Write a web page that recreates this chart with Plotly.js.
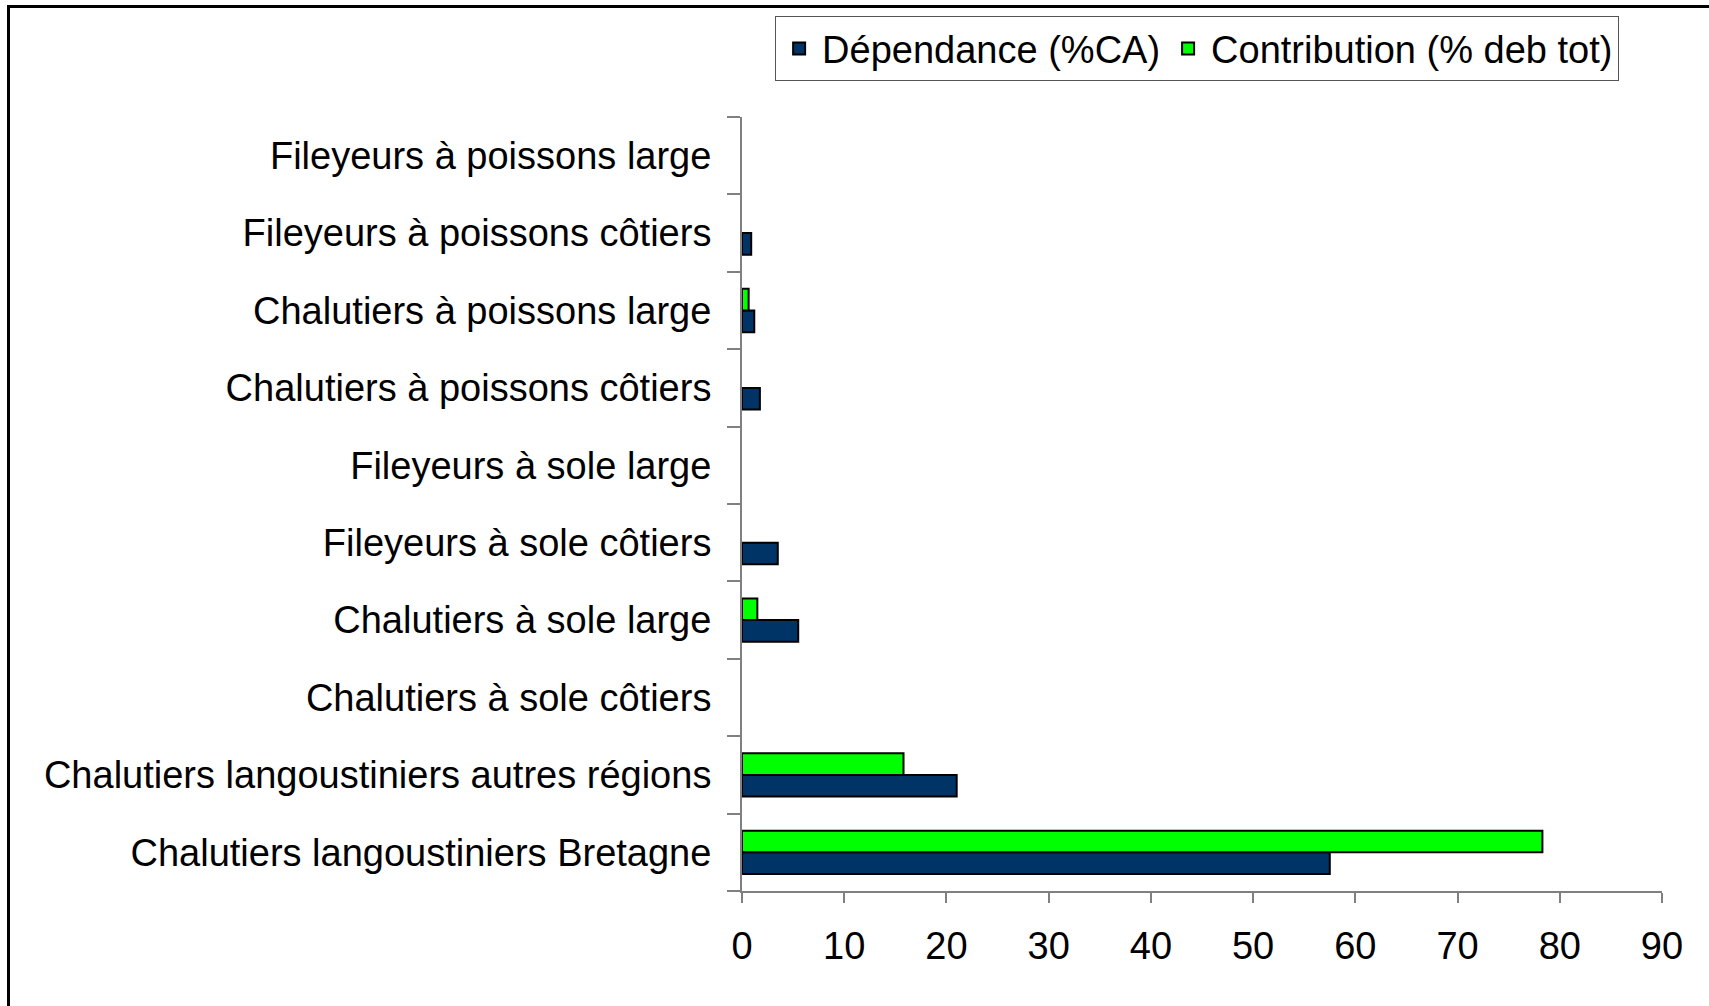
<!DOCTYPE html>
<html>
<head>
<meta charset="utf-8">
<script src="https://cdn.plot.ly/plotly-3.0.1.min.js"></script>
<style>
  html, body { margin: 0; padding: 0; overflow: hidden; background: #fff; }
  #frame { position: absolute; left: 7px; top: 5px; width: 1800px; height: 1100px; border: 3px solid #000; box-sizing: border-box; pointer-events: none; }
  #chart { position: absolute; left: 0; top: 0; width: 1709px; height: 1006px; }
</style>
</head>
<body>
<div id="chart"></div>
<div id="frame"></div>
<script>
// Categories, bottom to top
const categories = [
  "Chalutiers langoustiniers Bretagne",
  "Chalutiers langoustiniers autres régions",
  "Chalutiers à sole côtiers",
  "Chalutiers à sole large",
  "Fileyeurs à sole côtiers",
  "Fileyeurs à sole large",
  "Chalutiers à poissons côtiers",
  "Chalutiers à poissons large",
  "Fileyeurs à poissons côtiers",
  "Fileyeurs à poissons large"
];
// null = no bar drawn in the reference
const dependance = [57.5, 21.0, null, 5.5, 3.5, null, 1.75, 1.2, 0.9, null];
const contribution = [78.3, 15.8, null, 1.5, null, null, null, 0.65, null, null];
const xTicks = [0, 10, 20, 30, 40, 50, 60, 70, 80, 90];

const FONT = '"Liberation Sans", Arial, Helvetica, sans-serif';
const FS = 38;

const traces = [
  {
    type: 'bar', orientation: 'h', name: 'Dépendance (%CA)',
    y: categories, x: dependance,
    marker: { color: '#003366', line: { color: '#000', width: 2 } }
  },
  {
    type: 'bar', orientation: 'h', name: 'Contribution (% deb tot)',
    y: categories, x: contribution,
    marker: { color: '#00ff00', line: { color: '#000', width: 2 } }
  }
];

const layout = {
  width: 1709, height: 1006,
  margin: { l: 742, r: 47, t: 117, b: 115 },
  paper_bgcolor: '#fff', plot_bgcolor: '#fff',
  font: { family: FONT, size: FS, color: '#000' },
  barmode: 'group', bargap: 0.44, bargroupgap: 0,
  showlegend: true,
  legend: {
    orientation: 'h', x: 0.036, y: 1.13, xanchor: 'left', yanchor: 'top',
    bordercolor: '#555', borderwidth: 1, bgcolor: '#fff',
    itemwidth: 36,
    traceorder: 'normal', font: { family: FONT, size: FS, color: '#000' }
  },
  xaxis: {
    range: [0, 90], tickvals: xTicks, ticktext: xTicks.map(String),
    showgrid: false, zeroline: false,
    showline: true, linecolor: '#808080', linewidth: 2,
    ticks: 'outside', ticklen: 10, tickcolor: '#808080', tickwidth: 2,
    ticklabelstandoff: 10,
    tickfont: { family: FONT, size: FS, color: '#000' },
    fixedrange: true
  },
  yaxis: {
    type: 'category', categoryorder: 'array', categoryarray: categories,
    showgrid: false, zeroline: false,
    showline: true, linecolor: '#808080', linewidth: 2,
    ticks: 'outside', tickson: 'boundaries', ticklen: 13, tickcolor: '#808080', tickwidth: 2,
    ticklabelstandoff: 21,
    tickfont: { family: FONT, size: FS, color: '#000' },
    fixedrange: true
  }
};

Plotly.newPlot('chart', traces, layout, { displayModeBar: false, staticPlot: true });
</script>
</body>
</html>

^^^^

• **Required task**
Repeat, with no pictures, each line from the beginning of the data through the line containing "const FS = 38;", inclusive.

• **Answer in full**
Write a web page that recreates this chart with Plotly.js.
<!DOCTYPE html>
<html>
<head>
<meta charset="utf-8">
<script src="https://cdn.plot.ly/plotly-3.0.1.min.js"></script>
<style>
  html, body { margin: 0; padding: 0; overflow: hidden; background: #fff; }
  #frame { position: absolute; left: 7px; top: 5px; width: 1800px; height: 1100px; border: 3px solid #000; box-sizing: border-box; pointer-events: none; }
  #chart { position: absolute; left: 0; top: 0; width: 1709px; height: 1006px; }
</style>
</head>
<body>
<div id="chart"></div>
<div id="frame"></div>
<script>
// Categories, bottom to top
const categories = [
  "Chalutiers langoustiniers Bretagne",
  "Chalutiers langoustiniers autres régions",
  "Chalutiers à sole côtiers",
  "Chalutiers à sole large",
  "Fileyeurs à sole côtiers",
  "Fileyeurs à sole large",
  "Chalutiers à poissons côtiers",
  "Chalutiers à poissons large",
  "Fileyeurs à poissons côtiers",
  "Fileyeurs à poissons large"
];
// null = no bar drawn in the reference
const dependance = [57.5, 21.0, null, 5.5, 3.5, null, 1.75, 1.2, 0.9, null];
const contribution = [78.3, 15.8, null, 1.5, null, null, null, 0.65, null, null];
const xTicks = [0, 10, 20, 30, 40, 50, 60, 70, 80, 90];

const FONT = '"Liberation Sans", Arial, Helvetica, sans-serif';
const FS = 38;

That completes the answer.